Some props are built as carefully as the suit itself. I’ve seen foam blades carved and heat sealed, then painted and scuffed so they look worn without adding real weight. The trick is always balance. A full suit with body padding and lined feetpaws is already warm. After a few hours your undersuit is damp, the foam has softened slightly with heat, and airflow through the mouth and tear ducts feels precious. The last thing you want is a heavy prop that makes your arm fatigue worse. Lightweight cores, hollow builds, soft edges, that’s the practical side of character fantasy.

There’s a relationship between maker and wearer here too. Sometimes the fursuit maker builds the prop to match the head’s style, carving motifs into foam that echo markings on the cheeks or tail. Other times the wearer makes it themselves after living in the suit for a while. That second approach can feel more organic. You learn how wide your feetpaws actually are when you turn. You learn how far your arm extends without straining the shoulder seams. You build the prop around your actual range of motion, not your imagined one.

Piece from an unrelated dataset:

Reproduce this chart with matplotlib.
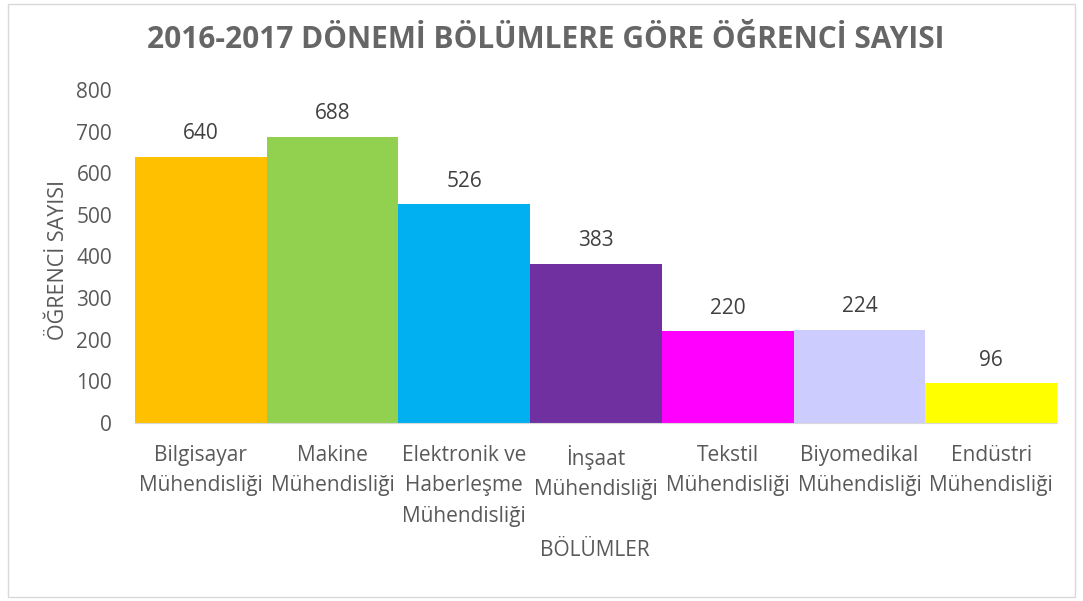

Storage and transport become part of the equation. A full head already takes up half a suitcase if you’re careful about not crushing the ears. Add a rigid prop and suddenly you need a separate case or you’re wrapping it in spare towels to keep paint from rubbing off on white fur. I know people who design their props to break down into threaded sections purely so they’ll fit in a standard con bin. It’s not glamorous, but it’s real.

Maintenance sneaks in too. Fur can be brushed out after a long day. Eye mesh can be wiped clean from the inside. Props pick up scuffs, fingerprints, sometimes con floor grime. Foam dents. Paint chips. Over time, that wear can look intentional, even good. A perfectly pristine prop next to a suit that’s been hugged by two hundred people in a weekend can feel slightly off. A bit of shared wear makes them belong together.

What I like most is how a prop changes interaction. Without one, you’re mostly responding to the room. With one, you can initiate. A character with a plush fish can offer it to kids for a photo. A knight can kneel and present a foam sword for someone else to “hold” while posing. Even a simple mug gives you something to mime sipping, which reads surprisingly clearly even through bulky paws.

It’s easy to overdo it. Too many accessories and the character starts to look cluttered, especially if the base suit already has complex markings or heavy padding. Clean designs can get lost under extra gear. But when it clicks, when the prop feels like it grew out of the same sketch that birthed the head, it stops being an accessory and starts being part of the silhouette you recognize from across the lobby.

And from inside the suit, when your vision is narrowed and the air is warm and you’re hyperaware of every step, having that object in your paw can be grounding. Something solid. Something consistent. It gives your character a default stance. A way to exist in the in-between moments when you’re not posing for a camera or hamming it up for a crowd.

It’s a small thing, technically. Foam, fabric, maybe some paint. But once you’re suited up and moving through a busy space, it can shape the entire rhythm of how that character lives for the day.